The test room is 6.0 m long, 4.0 m wide and 4.5 m high with an exit opening of
0.65 m x 0.65 m. A simple inert fire model is used, in which a constant
volumetric heat release is introduced at the location of the fire source to
represent the fire. Combustion chemical reactions are not included in the
computation; there was no flame spread and flashover to the wall lining material
in this experiment, as the wall lining was non-combustible. The heat
contribution is solely from the burner. It was demonstrated that both the k–
model and the Shear Stress Transport (SST) hybrid turbulence model are capable
of predicting the fire-generated turbulent flow and heat transfer. The
computational result has an error of about 20 °C when compared with the
measured gas temperature of the Lawrence Livermore National Laboratory (LLNL),
in which the heat release from a gas burner is used to represent a fire. It has
been confirmed that the thermal energy deposit into the wall plays a significant
role in the whole transient process. From the numerical point of view, the
exterior wall thermal boundary condition treatment has little influence on the
fire inside the room, as at 20 minutes after the start of the fire, heat
penetrates only about 3 – 4 centimetres into the 20-cm-thick wall in this
experimental case. The energy budget has been analysed to understand the energy
transfer for this fire test case.

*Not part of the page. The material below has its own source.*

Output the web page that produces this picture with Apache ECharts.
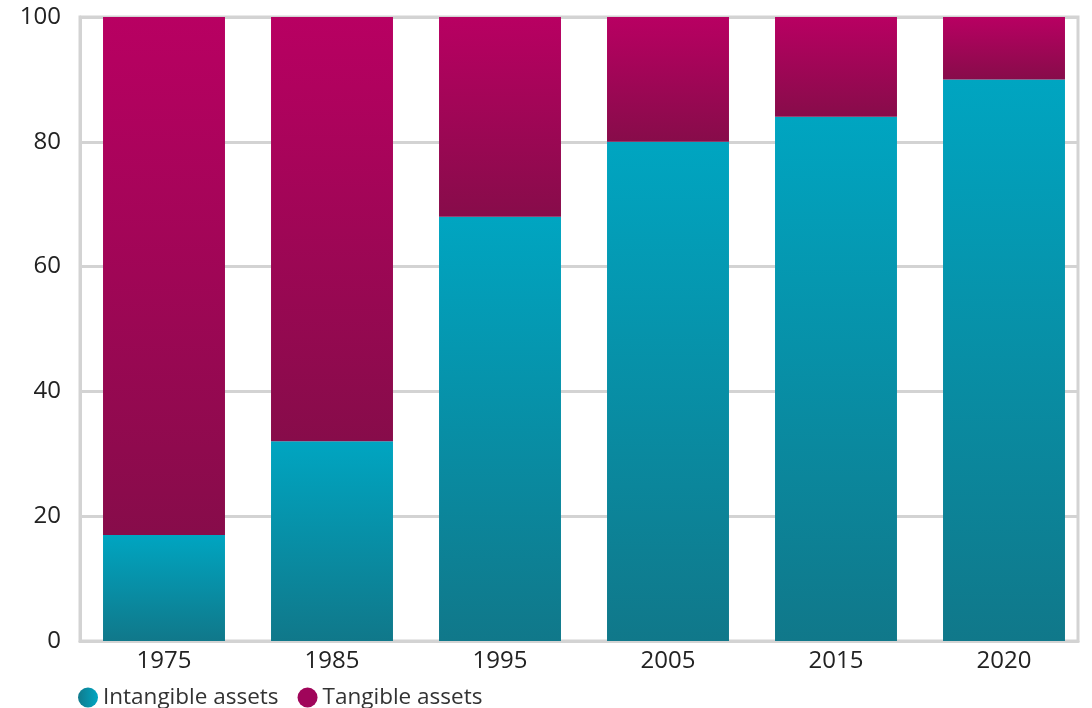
<!DOCTYPE html>
<html><head><meta charset="utf-8">
<script src="https://cdn.jsdelivr.net/npm/echarts@6/dist/echarts.min.js"></script>
<style>html,body{margin:0;padding:0;background:#fff}#c{width:1092px;height:708px}</style>
</head><body><div id="c"></div>
<script>
const categories = ['1975','1985','1995','2005','2015','2020'];
const intangible = [17, 32, 68, 80, 84, 90];
const tangible = [83, 68, 32, 20, 16, 10];
const yTicks = [0, 20, 40, 60, 80, 100];

const grad = (top, bottom) => new echarts.graphic.LinearGradient(0, 0, 0, 1, [
  {offset: 0, color: top}, {offset: 1, color: bottom}
]);
const font = '"Open Sans", "Noto Sans", sans-serif';
const gridColor = '#d3d3d3';
const chart = echarts.init(document.getElementById('c'));
chart.setOption({
  animation: false,
  grid: [
    {left: 80, right: 14, top: 17, bottom: 67, show: true, borderColor: gridColor, borderWidth: 3},
    {left: 80, right: 4, top: 17, bottom: 67}
  ],
  legend: {
    left: 73, top: 681, itemWidth: 20, itemHeight: 20, itemGap: 19, icon: 'circle',
    textStyle: {fontFamily: font, fontSize: 22.5, color: '#333', padding: [0,0,0,0]},
    data: [
      {name: 'Intangible assets', itemStyle: {color: new echarts.graphic.LinearGradient(0,0,1,0,[{offset:0,color:'#117a8c'},{offset:1,color:'#00a6c2'}])}},
      {name: 'Tangible assets', itemStyle: {color: '#a0055a'}}
    ]
  },
  xAxis: [
    {gridIndex: 0, type: 'category', data: categories,
      axisLine: {lineStyle: {color: gridColor, width: 3}},
      axisTick: {show: false}, axisLabel: {show: false}},
    {gridIndex: 1, type: 'category', data: categories,
      axisLine: {show: false}, axisTick: {show: false},
      axisLabel: {fontFamily: font, fontSize: 24, color: '#222', margin: 8}}
  ],
  yAxis: [
    {gridIndex: 0, type: 'value', min: 0, max: 100, interval: 20,
      axisLine: {show: true, lineStyle: {color: gridColor, width: 3}},
      axisTick: {show: false},
      splitLine: {lineStyle: {color: gridColor, width: 3}},
      axisLabel: {fontFamily: font, fontSize: 24, color: '#222', margin: 19,
        formatter: v => yTicks.includes(v) ? String(v) : ''}},
    {gridIndex: 1, type: 'value', min: 0, max: 100, interval: 20,
      axisLine: {show: false}, axisTick: {show: false}, splitLine: {show: false}, axisLabel: {show: false}}
  ],
  series: [
    {name: 'Intangible assets', type: 'bar', stack: 'a', xAxisIndex: 1, yAxisIndex: 1, barWidth: '72.6%', data: intangible,
      itemStyle: {color: grad('#00a5c1', '#10788a')}},
    {name: 'Tangible assets', type: 'bar', stack: 'a', xAxisIndex: 1, yAxisIndex: 1, data: tangible,
      itemStyle: {color: grad('#b80062', '#870c4a')}}
  ]
});
</script></body></html>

According to this test, about 30 percent of
the heat from the fire is released by thermal radiation, and about 30 percent is
carried out of the room by the ventilation air over the first 20 minutes after ignition, the rest
is deposited into the walls,
ceiling, and the floor.
It can be concluded that this CFD approach can serve as a tool for the modelling
of fire generated heat transfer in an enclosure. Thermal radiation plays an
important role in the heat transfer process from the fire. It has been concluded
that, in order to accurately simulate a fire case, the conjugate heat transfer
must be included in the fire mathematical model.
Key words:
Fire, CFD model, transient,
thermal radiation, conjugate heat transfer, turbulence, validation.